File not closed on exception

Grant Edwards invalid at invalid.invalid
Mon Oct 19 16:14:45 CEST 2009

On 2009-10-19, arve.knudsen at <arve.knudsen at> wrote:

> I thought that file objects were supposed to be
> garbage-collected and automatically closed once they go out of
> scope,

At some point after they go out of scope, they will be.
Eventually.  Exactly when is an implementation detail.

> at least that's what I've been told by more merited Python
> programmers.
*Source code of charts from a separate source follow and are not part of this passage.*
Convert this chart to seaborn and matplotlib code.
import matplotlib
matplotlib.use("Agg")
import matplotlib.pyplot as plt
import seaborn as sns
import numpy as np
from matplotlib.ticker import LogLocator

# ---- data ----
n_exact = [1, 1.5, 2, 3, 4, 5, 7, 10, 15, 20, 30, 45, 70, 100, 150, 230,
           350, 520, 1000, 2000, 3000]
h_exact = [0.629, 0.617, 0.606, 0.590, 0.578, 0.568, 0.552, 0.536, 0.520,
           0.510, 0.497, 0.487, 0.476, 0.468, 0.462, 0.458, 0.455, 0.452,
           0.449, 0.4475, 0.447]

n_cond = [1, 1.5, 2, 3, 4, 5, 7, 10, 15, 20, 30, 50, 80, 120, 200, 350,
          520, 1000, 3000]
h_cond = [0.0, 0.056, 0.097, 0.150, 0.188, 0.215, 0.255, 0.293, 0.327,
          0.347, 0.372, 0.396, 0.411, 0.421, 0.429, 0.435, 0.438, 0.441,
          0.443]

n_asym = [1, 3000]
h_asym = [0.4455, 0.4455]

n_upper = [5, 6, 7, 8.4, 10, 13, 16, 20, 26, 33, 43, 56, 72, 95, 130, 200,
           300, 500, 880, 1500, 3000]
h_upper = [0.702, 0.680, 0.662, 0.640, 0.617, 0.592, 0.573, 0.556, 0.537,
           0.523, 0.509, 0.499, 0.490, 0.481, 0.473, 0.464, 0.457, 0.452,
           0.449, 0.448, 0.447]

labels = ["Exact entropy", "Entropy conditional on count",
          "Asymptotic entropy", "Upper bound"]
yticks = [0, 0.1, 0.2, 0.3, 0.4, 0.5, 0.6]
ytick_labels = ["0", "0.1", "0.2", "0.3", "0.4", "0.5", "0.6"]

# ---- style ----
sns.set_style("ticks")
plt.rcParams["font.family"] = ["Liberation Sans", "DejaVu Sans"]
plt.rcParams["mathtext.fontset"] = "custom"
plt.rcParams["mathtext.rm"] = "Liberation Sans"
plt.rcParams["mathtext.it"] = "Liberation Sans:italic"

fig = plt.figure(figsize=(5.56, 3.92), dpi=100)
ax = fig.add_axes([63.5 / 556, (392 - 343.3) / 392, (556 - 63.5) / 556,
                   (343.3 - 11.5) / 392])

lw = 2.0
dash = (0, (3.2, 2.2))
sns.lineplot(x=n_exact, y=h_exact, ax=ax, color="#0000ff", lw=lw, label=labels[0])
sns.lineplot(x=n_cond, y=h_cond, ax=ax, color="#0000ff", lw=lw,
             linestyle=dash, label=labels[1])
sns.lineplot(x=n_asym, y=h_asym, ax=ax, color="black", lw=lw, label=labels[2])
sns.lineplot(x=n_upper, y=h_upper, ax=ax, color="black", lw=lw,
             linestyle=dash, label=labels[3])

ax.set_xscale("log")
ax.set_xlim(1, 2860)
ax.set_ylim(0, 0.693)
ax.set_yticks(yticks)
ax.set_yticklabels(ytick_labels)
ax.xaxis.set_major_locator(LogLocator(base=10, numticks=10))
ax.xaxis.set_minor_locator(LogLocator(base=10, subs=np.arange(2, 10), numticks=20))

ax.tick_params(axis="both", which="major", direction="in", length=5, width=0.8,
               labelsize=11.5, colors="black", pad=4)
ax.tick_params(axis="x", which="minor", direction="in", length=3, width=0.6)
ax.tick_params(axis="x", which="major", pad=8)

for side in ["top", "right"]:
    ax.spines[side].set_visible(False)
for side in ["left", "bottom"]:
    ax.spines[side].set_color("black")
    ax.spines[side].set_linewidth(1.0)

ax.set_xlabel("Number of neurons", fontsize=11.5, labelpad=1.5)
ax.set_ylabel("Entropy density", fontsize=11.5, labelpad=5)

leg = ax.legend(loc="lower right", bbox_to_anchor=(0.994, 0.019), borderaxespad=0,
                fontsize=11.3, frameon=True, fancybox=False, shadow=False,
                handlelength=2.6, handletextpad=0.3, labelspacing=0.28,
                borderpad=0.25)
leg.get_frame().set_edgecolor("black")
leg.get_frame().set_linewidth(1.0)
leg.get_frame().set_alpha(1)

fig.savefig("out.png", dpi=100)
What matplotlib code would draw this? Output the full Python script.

I'm also quite sure that this is quite a common
> assumption in various programs,

If your program relies on the assumption that some particular
object will be garbage-collected between points A and B, then
that's a bug in your program.  If you depend on the fact that
some object has been delted, then "del" it.  If you depend on
the fact that a file is closed, then close it.

> at least given what opensource code I've seen in my time.
> However, the following script doesn't work on Windows, since
> the file is still open when I try to remove it:
> import os.path
> def create():
>     f = file("tmp", "w")
>     raise Exception
> try: create()
> finally:
>     os.remove("tmp")
> So, what's the deal exactly, is the file supposed to be garbage-
> collected (and closed) at the end of create?

Nothing is "supposed" to be garbage-collected.  An object _may_
be garbage collected after some point.